Looking at a show like GLEE, plenty of kids hook up quickly on the show without that developing friendship. But if a paranormal element is thrown in, people will criticise it for moving too quickly.

Think about your high school (or if you're no longer in high school, think back to when you were) and the relationships in them.

Was there relationships that seemed to pop up out of nowhere? Did you ever kiss a guy or girl before being in an official relationship with them or after only being going out after a short amount of time? Where there girls that were just SO in love with their boyfriend?

AND - tell us your favourite literary couple.

Share them with us, cause I've already shared mine with you. That cliched story at the top of this blog, that's how I met my husband.


  1. ha ha, funny. I remember the hormone rush big time. I don't really like the geek and joc combo though, that is a cliche that I can do without. Yes, relationships can be fast, but they don't have to all be the same. Bonus that it worked for you!

  2. LOL. Killer ending to this post. Everyone hooked up fast and furious at my high school. Some overnight and some over a period of a few weeks. The odd couples were the ones who had liked each other since grade school and still stuck together. I wonder what ever happened to them?

  3. It's funny. The girls who kiss and get all hot into a dude before they are fully commited, typically were "loose" when I was in school and in YA we have the purest of the pure turning floozy bc of one dreamy boy. And yeah in real life teens - super hormonally driven - but rarely can they stand the sight of the person the next week. As a high school teacher, i get a lot of good story ideas because of those hormones. W Why won't she play hard to get? I would love it where the boy in a paranormal, YA, is a bad boy and the girl really makes him work for it.

  4. I don't have a problem with people hooking up/going out after short periods. However, when they call it true love immediately...that's the problem. (And I am a teen.) I mean, freshman year I was hooking up with someone before the year started, four days into a weeklong backpacking trip. But there's no way I wouldn't've been able to live without him, which is what I see too much in books.

  5. My favorite literary couple is Peeta and Katniss from The Hunger Games. But maybe it's because she's totally not shy or awkward and he's not aloof to her at all. Different from the 'normal' teenage romance.

  6. I think the thing about fast-moving relationships in YA is that there is never any acknowledgement that it is a fast-moving relationship. Suddenly it's "forever," and neither partner in the relationship ever thinks "hey, this is moving fast and it's probably temporary." And no one ever gets bitten in the ass by their hastiness like they do in real life. Real life? Bad things sometimes happen if you devote yourself to the wrong person in a crash-and-burn hookup relationship. In YA? Not so much.
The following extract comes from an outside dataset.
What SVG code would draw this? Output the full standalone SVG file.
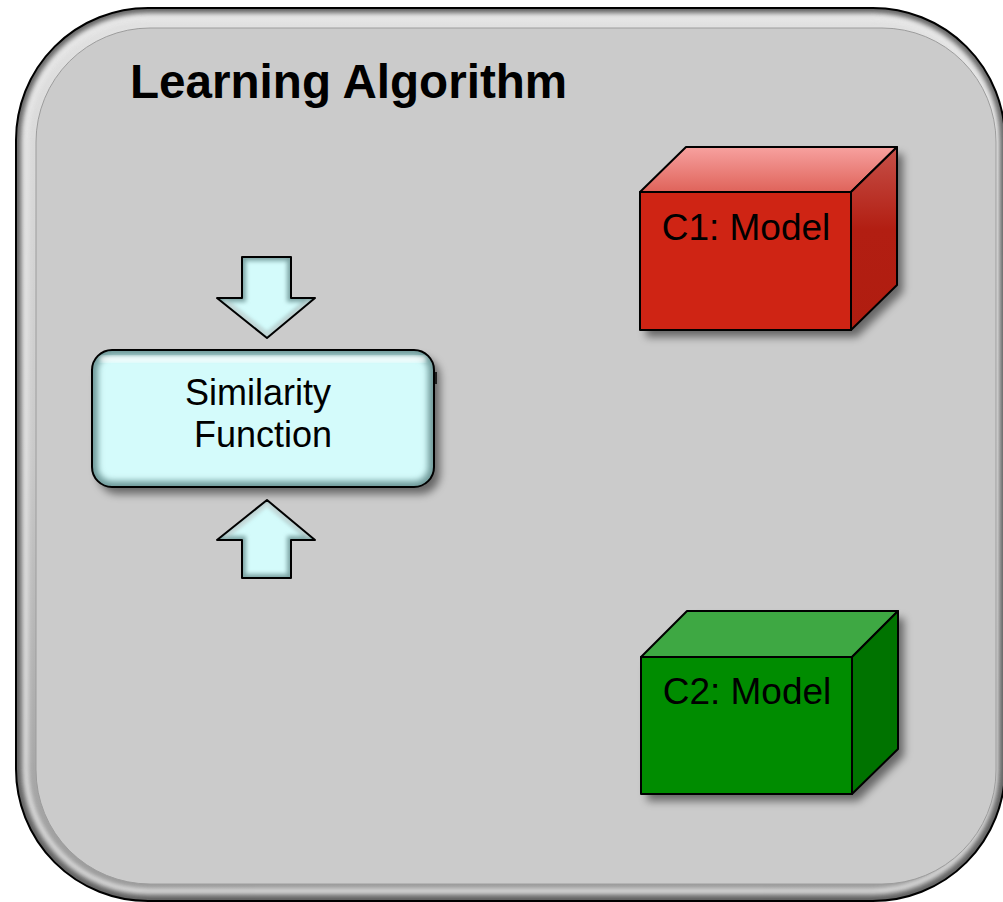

  7. Excellent post, Sharon! A while ago, Veronica Roth did a post about insta-love in YA that took a similar stance. Namely: teens experience a barrage of emotions very quickly. And you know what? So do some adults, as well. Initial infatuation is very, very powerful emotionally (and physically) and is easily mistaken for love.

    But I do agree with Becca. My issue isn't how fast the relationships move. It's that they're fast, and the author maintains that the relationship is "true love." And while I've seen many teens who think that (he/she is "THE ONE!"), the relationships in real life generally end very, very quickly.

    So while there's this realistic notion of quick love, there's the unrealistic idea that it's somehow destined, or forever lasting. And that, more than anything, is where I simply can't suspend my disbelief, and why I prefer something a bit slower moving.

  8. Thanks so much for sharing guys. It's great to have the debate fleshed out like this. I know I'll be taking note for my relationship developments.

  9. Yay for the twist at the end, Sharon!

    *agrees with Elizabeth May on all accounts*

    In real life, things always went from "crush" to so-called-"love" very quickly for my friends and I. But in a book I prefer a longer build-up. Good romantic tension is key for me as a reader. I don't always like to read about "real life" pacing. At the same time, I think making relationships seem "perfect" in books is boring, too. Once a couple gets together, I don't want everything to be so smooth that the tension dies away abruptly. I like a blend of reality and fantasy when it comes to literary love.

  10. Yes and No.

    I'm a little with Elizabeth and Becca on this. Yeah, I definitely saw a boy in high school and immediately wanted him, but I think the difference is, that it's not instant attraction in books. It's instant true love.

    Now, I'm a romantic. I might have mentioned that a time or two ;) so I love a good romance, I have to believe it. There are some instant attractions that totally got to me. Some that I've rolled my eyes and wondered when the heck they fell in love with each other. I think it depends on how the author writes it.

    And sweet story...Love it. My husband and I have been together since we were teens too. We were best friends first for about a year.

  11. Awww, that's cute. ^_^

    As others have said, the problem isn't fast-going so much as the implication of permanence. That rarely works out for the young, especially if it's one or both's first serious relationship.

    On the subject, my favorite couple is Kitty and Ben from the Kitty Norville books, which actually handles this very well. They meet each other early on but are just friends throughout the first two books. Then Ben gets bitten by a werewolf and Kitty winds up giving him a crash course on the lycanthropic lifestyle. Their wolves bond as mates after less than a week, and they've been together ever since. But for several books Kitty is noticeably angsting about whether they moved too fast and if they would even be together if not for lycanthropy.